NaviMaster: Learning a Unified Policy for GUI and Embodied Navigation Tasks
This work addresses the challenge of isolated progress in GUI and embodied navigation for AI systems, offering a unified approach that could streamline development in these areas, though it appears incremental in combining existing paradigms.
The paper tackled the problem of unifying GUI and embodied navigation tasks, which have been developed separately, by formulating them as Markov Decision Processes and introducing NaviMaster, a unified agent that outperforms state-of-the-art methods in benchmarks across both domains.

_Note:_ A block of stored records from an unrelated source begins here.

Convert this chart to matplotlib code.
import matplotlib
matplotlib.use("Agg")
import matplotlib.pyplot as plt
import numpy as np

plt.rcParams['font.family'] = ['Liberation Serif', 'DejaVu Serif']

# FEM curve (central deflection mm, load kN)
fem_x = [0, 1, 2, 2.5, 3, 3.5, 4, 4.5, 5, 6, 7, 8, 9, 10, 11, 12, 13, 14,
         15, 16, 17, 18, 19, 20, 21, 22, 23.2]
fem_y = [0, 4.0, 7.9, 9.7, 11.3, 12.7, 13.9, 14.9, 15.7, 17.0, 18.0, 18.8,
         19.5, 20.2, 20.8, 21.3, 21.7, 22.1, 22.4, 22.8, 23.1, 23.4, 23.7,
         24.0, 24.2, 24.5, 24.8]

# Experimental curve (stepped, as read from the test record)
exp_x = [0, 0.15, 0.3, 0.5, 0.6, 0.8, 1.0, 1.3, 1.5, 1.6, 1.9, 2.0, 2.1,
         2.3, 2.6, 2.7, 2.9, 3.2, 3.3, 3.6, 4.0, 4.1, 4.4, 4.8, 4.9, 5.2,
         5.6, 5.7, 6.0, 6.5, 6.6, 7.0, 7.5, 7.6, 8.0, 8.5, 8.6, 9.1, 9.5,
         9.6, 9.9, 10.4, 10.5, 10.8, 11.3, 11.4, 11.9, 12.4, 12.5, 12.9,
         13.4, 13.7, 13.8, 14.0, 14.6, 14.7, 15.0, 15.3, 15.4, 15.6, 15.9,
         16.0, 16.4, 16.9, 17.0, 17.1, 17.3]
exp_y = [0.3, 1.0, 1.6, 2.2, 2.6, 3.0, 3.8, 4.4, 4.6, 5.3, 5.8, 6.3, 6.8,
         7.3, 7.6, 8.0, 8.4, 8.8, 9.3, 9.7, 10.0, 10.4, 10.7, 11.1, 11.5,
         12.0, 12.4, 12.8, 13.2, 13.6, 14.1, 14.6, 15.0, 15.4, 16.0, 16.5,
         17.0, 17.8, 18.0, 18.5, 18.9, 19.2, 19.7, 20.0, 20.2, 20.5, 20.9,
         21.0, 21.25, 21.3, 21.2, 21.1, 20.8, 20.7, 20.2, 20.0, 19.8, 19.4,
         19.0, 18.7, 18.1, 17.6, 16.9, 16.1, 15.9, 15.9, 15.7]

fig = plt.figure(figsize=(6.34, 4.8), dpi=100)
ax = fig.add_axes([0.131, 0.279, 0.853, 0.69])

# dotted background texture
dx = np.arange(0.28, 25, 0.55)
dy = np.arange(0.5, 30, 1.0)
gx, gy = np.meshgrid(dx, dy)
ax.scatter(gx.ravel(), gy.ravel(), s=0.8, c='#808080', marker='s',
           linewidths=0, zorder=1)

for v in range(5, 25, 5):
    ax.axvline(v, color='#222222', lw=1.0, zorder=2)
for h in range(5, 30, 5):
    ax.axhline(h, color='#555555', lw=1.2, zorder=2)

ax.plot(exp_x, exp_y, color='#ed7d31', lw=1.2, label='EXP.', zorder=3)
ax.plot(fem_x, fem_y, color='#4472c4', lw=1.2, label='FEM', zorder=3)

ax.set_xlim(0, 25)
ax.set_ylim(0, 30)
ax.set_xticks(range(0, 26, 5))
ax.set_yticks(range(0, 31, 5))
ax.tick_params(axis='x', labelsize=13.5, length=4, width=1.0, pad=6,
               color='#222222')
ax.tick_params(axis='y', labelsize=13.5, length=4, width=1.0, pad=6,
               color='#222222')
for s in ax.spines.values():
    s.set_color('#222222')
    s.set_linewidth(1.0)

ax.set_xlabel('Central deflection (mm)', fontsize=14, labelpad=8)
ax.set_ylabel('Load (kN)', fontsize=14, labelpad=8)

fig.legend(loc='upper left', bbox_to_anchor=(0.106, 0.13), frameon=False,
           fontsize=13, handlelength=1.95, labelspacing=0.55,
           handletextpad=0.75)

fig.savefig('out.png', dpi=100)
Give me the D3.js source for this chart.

Recent advances in Graphical User Interface (GUI) and embodied navigation have driven progress, yet these domains have largely evolved in isolation, with disparate datasets and training paradigms. In this paper, we observe that both tasks can be formulated as Markov Decision Processes (MDP), suggesting a foundational principle for their unification. Hence, we present NaviMaster, the first unified agent capable of unifying GUI navigation and embodied navigation within a single framework. Specifically, NaviMaster (i) proposes a visual-target trajectory collection pipeline that generates trajectories for both GUI and embodied tasks using a single formulation. (ii) employs a unified reinforcement learning framework on the mix data to improve generalization. (iii) designs a novel distance-aware reward to ensure efficient learning from the trajectories. Through extensive experiments on out-of-domain benchmarks, NaviMaster is shown to outperform state-of-the-art agents in GUI navigation, spatial affordance prediction, and embodied navigation. Ablation studies further demonstrate the efficacy of our unified training strategy, data mixing strategy, and reward design.